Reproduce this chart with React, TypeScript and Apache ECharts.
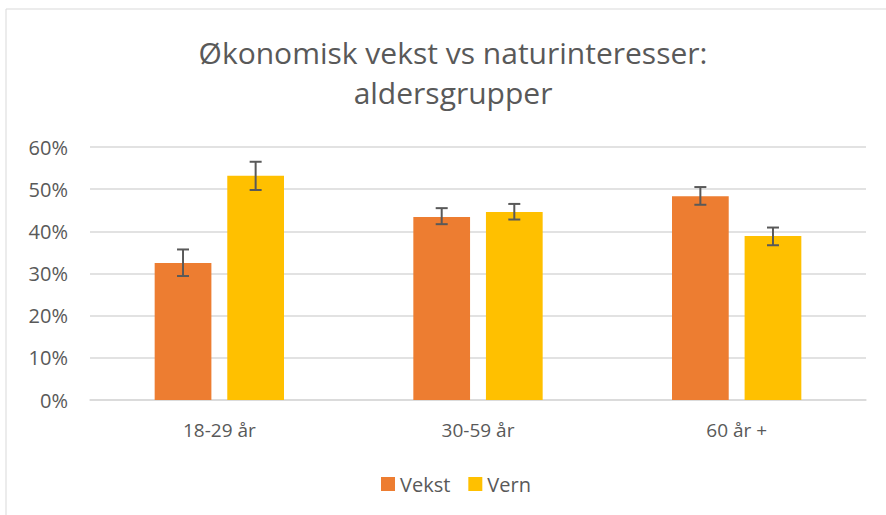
import React, { useEffect, useRef } from "react";
import * as echarts from "echarts";

const categories = ["18-29 år", "30-59 år", "60 år +"];
const vekst = [32.5, 43.4, 48.3];
const vern = [53.2, 44.6, 38.9];
const vekstLow = [29.4, 41.7, 46.3];
const vekstHigh = [35.7, 45.5, 50.5];
const vernLow = [49.8, 42.8, 36.7];
const vernHigh = [56.5, 46.5, 40.9];
const yTicks = [0, 10, 20, 30, 40, 50, 60];

const FONT = "Open Sans";
const GRAY = "#595959";
const BAR_CAT_GAP = 0.5;
const BAR_GAP = 0.28;

function makeErrorSeries(name: string, low: number[], high: number[], side: number) {
  return {
    type: "custom",
    name,
    silent: true,
    z: 10,
    data: categories.map((_, i) => [i, low[i], high[i]]),
    encode: { x: 0, y: [1, 2] },
    renderItem: (params: any, api: any) => {
      const idx = api.value(0);
      const band = api.size([1, 0])[0];
      const total = band * (1 - BAR_CAT_GAP);
      const w = total / (2 + BAR_GAP);
      const off = ((w + w * BAR_GAP) / 2) * side;
      const pLow = api.coord([idx, api.value(1)]);
      const pHigh = api.coord([idx, api.value(2)]);
      const x = pLow[0] + off;
      const cap = 6;
      const style = { stroke: GRAY, lineWidth: 2 };
      return {
        type: "group",
        children: [
          { type: "line", shape: { x1: x, y1: pLow[1], x2: x, y2: pHigh[1] }, style },
          { type: "line", shape: { x1: x - cap, y1: pLow[1], x2: x + cap, y2: pLow[1] }, style },
          { type: "line", shape: { x1: x - cap, y1: pHigh[1], x2: x + cap, y2: pHigh[1] }, style },
        ],
      };
    },
  };
}

export default function App() {
  const ref = useRef<HTMLDivElement>(null);
  useEffect(() => {
    document.body.style.margin = "0";
    if (!ref.current) return;
    const chart = echarts.init(ref.current, undefined, { renderer: "svg" });
    chart.setOption({
      animation: false,
      backgroundColor: "#ffffff",
      textStyle: { fontFamily: FONT },
      graphic: [
        {
          type: "rect",
          shape: { x: 6, y: 9, width: 900, height: 520 },
          style: { fill: "none", stroke: "#d9d9d9", lineWidth: 1 },
          silent: true,
        },
      ],
      title: {
        text: "Økonomisk vekst vs naturinteresser:\naldersgrupper",
        left: 448,
        textAlign: "center",
        top: 27,
        textStyle: {
          fontFamily: FONT,
          fontSize: 30,
          fontWeight: "normal",
          color: GRAY,
          lineHeight: 40,
        },
      },
      legend: {
        data: ["Vekst", "Vern"],
        top: 469,
        left: 376,
        icon: "rect",
        itemWidth: 14,
        itemHeight: 14,
        itemGap: 18,
        textStyle: { fontFamily: FONT, fontSize: 20, color: GRAY },
      },
      grid: { left: 90, right: 20, top: 147, bottom: 115, containLabel: false },
      xAxis: {
        type: "category",
        data: categories,
        axisLine: { show: true, lineStyle: { color: "#d9d9d9", width: 1.5 } },
        axisTick: { show: false },
        axisLabel: { fontFamily: FONT, fontSize: 19, color: GRAY, margin: 20 },
      },
      yAxis: {
        type: "value",
        min: yTicks[0],
        max: yTicks[yTicks.length - 1],
        interval: 10,
        axisLine: { show: false },
        axisTick: { show: false },
        splitLine: { lineStyle: { color: "#d9d9d9", width: 1.5 } },
        axisLabel: {
          fontFamily: FONT,
          fontSize: 20,
          color: GRAY,
          margin: 22,
          formatter: (v: number) => `${v}%`,
        },
      },
      series: [
        {
          type: "bar",
          name: "Vekst",
          data: vekst,
          itemStyle: { color: "#ED7D31" },
          barCategoryGap: `${BAR_CAT_GAP * 100}%`,
          barGap: `${BAR_GAP * 100}%`,
        },
        {
          type: "bar",
          name: "Vern",
          data: vern,
          itemStyle: { color: "#FFC000" },
          barCategoryGap: `${BAR_CAT_GAP * 100}%`,
          barGap: `${BAR_GAP * 100}%`,
        },
        makeErrorSeries("Vekst feil", vekstLow, vekstHigh, -1),
        makeErrorSeries("Vern feil", vernLow, vernHigh, 1),
      ],
    });
    return () => chart.dispose();
  }, []);
  return <div ref={ref} style={{ width: 886, height: 515 }} />;
}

BRIEF: Copy exactly the lines running from the beginning of the listing through the line that has "const BAR_GAP = 0.28;". Drop the pictures.

SOLUTION:
Reproduce this chart with React, TypeScript and Apache ECharts.
import React, { useEffect, useRef } from "react";
import * as echarts from "echarts";

const categories = ["18-29 år", "30-59 år", "60 år +"];
const vekst = [32.5, 43.4, 48.3];
const vern = [53.2, 44.6, 38.9];
const vekstLow = [29.4, 41.7, 46.3];
const vekstHigh = [35.7, 45.5, 50.5];
const vernLow = [49.8, 42.8, 36.7];
const vernHigh = [56.5, 46.5, 40.9];
const yTicks = [0, 10, 20, 30, 40, 50, 60];

const FONT = "Open Sans";
const GRAY = "#595959";
const BAR_CAT_GAP = 0.5;
const BAR_GAP = 0.28;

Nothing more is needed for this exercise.